↓↓↓

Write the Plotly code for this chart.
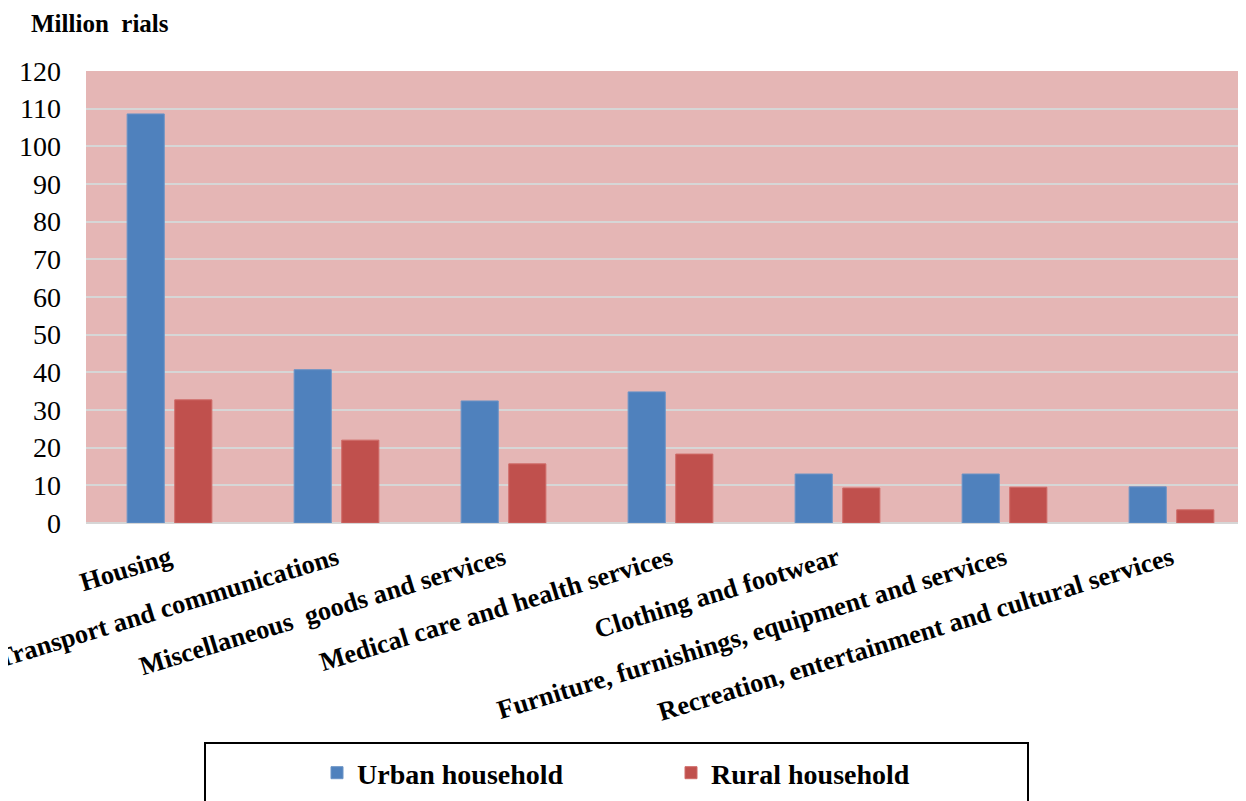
import plotly.graph_objects as go

categories = [
    "Housing",
    "Transport and communications",
    "Miscellaneous  goods and services",
    "Medical care and health services",
    "Clothing and footwear",
    "Furniture, furnishings, equipment and services",
    "Recreation, entertainment and cultural services",
]
urban = [108.6, 40.7, 32.4, 34.8, 13.0, 13.0, 9.6]
rural = [32.7, 22.0, 15.7, 18.3, 9.3, 9.5, 3.5]
series_names = ["Urban household", "Rural household"]
y_ticks = list(range(0, 121, 10))

# page has an 8px body margin; screen coords below
OFF = 8
W, H = 1246 - OFF, 801 - OFF
PL, PR, PT, PB = 86, 1246, 71, 523          # plot edges on screen
ML, MT = PL - OFF, PT - OFF
MR = W - (PR - OFF)
MB = H - (PB - OFF)
PW = PR - PL
PH = PB - PT

def px_x(p):
    return (p - PL) / PW

def px_y(p):
    return (PB - p) / PH

FONT = "Liberation Serif, Times New Roman, serif"

fig = go.Figure()
fig.add_trace(go.Bar(x=categories, y=urban, name=series_names[0],
                     marker=dict(color="#4F81BD", line=dict(width=1, color="#6B93C6"))))
fig.add_trace(go.Bar(x=categories, y=rural, name=series_names[1],
                     marker=dict(color="#C0504D", line=dict(width=1, color="#CF6B68"))))

fig.update_layout(
    width=W, height=H,
    margin=dict(l=ML, r=MR, t=MT, b=MB, autoexpand=False),
    template="none",
    paper_bgcolor="white",
    plot_bgcolor="#E5B6B5",
    barmode="group",
    bargap=0.43,
    bargroupgap=0.22,
    font=dict(family=FONT, color="black"),
    showlegend=True,
    legend=dict(
        orientation="h",
        x=px_x(317), xanchor="left",
        y=px_y(773), yanchor="middle",
        font=dict(family=FONT, size=28, color="black", weight="bold"),
        entrywidth=309,
        bgcolor="rgba(0,0,0,0)",
        borderwidth=0,
        traceorder="normal",
    ),
    xaxis=dict(
        type="category",
        range=[-0.5, -0.5 + PW / 167.0],
        tickangle=-17,
        tickfont=dict(family=FONT, size=26.5, color="black", weight="bold"),
        showgrid=False,
        showline=False,
        zeroline=False,
        ticks="",
        automargin=False,
        ticklabelstandoff=14,
    ),
    yaxis=dict(
        range=[0, 120],
        tickvals=y_ticks,
        tickfont=dict(family=FONT, size=28, color="black"),
        showgrid=True,
        gridcolor="#D6D6D6",
        gridwidth=2,
        zeroline=True,
        zerolinecolor="#D6D6D6",
        zerolinewidth=2,
        showline=False,
        ticks="",
        automargin=False,
        ticklabelstandoff=24,
    ),
    shapes=[
        dict(type="rect", xref="paper", yref="paper",
             x0=px_x(205), x1=px_x(1028), y0=px_y(743), y1=px_y(820),
             line=dict(color="black", width=2), fillcolor="rgba(0,0,0,0)", layer="above"),
    ],
    annotations=[
        dict(text="Million  rials", xref="paper", yref="paper",
             x=px_x(29), y=px_y(24), xanchor="left", yanchor="middle",
             showarrow=False,
             font=dict(family=FONT, size=25, color="black", weight="bold")),
    ],
)

fig.write_html("out.html")
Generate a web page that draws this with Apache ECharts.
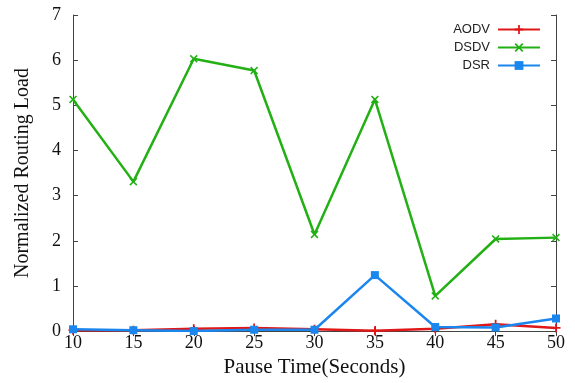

↑↑↑

**Given instruction**:
Except for the pictures, print the data above exactly.

**Written solution**:
Write the Plotly code for this chart.
import plotly.graph_objects as go

categories = [
    "Housing",
    "Transport and communications",
    "Miscellaneous  goods and services",
    "Medical care and health services",
    "Clothing and footwear",
    "Furniture, furnishings, equipment and services",
    "Recreation, entertainment and cultural services",
]
urban = [108.6, 40.7, 32.4, 34.8, 13.0, 13.0, 9.6]
rural = [32.7, 22.0, 15.7, 18.3, 9.3, 9.5, 3.5]
series_names = ["Urban household", "Rural household"]
y_ticks = list(range(0, 121, 10))

# page has an 8px body margin; screen coords below
OFF = 8
W, H = 1246 - OFF, 801 - OFF
PL, PR, PT, PB = 86, 1246, 71, 523          # plot edges on screen
ML, MT = PL - OFF, PT - OFF
MR = W - (PR - OFF)
MB = H - (PB - OFF)
PW = PR - PL
PH = PB - PT

def px_x(p):
    return (p - PL) / PW

def px_y(p):
    return (PB - p) / PH

FONT = "Liberation Serif, Times New Roman, serif"

fig = go.Figure()
fig.add_trace(go.Bar(x=categories, y=urban, name=series_names[0],
                     marker=dict(color="#4F81BD", line=dict(width=1, color="#6B93C6"))))
fig.add_trace(go.Bar(x=categories, y=rural, name=series_names[1],
                     marker=dict(color="#C0504D", line=dict(width=1, color="#CF6B68"))))

fig.update_layout(
    width=W, height=H,
    margin=dict(l=ML, r=MR, t=MT, b=MB, autoexpand=False),
    template="none",
    paper_bgcolor="white",
    plot_bgcolor="#E5B6B5",
    barmode="group",
    bargap=0.43,
    bargroupgap=0.22,
    font=dict(family=FONT, color="black"),
    showlegend=True,
    legend=dict(
        orientation="h",
        x=px_x(317), xanchor="left",
        y=px_y(773), yanchor="middle",
        font=dict(family=FONT, size=28, color="black", weight="bold"),
        entrywidth=309,
        bgcolor="rgba(0,0,0,0)",
        borderwidth=0,
        traceorder="normal",
    ),
    xaxis=dict(
        type="category",
        range=[-0.5, -0.5 + PW / 167.0],
        tickangle=-17,
        tickfont=dict(family=FONT, size=26.5, color="black", weight="bold"),
        showgrid=False,
        showline=False,
        zeroline=False,
        ticks="",
        automargin=False,
        ticklabelstandoff=14,
    ),
    yaxis=dict(
        range=[0, 120],
        tickvals=y_ticks,
        tickfont=dict(family=FONT, size=28, color="black"),
        showgrid=True,
        gridcolor="#D6D6D6",
        gridwidth=2,
        zeroline=True,
        zerolinecolor="#D6D6D6",
        zerolinewidth=2,
        showline=False,
        ticks="",
        automargin=False,
        ticklabelstandoff=24,
    ),
    shapes=[
        dict(type="rect", xref="paper", yref="paper",
             x0=px_x(205), x1=px_x(1028), y0=px_y(743), y1=px_y(820),
             line=dict(color="black", width=2), fillcolor="rgba(0,0,0,0)", layer="above"),
    ],
    annotations=[
        dict(text="Million  rials", xref="paper", yref="paper",
             x=px_x(29), y=px_y(24), xanchor="left", yanchor="middle",
             showarrow=False,
             font=dict(family=FONT, size=25, color="black", weight="bold")),
    ],
)

fig.write_html("out.html")
Generate a web page that draws this with Apache ECharts.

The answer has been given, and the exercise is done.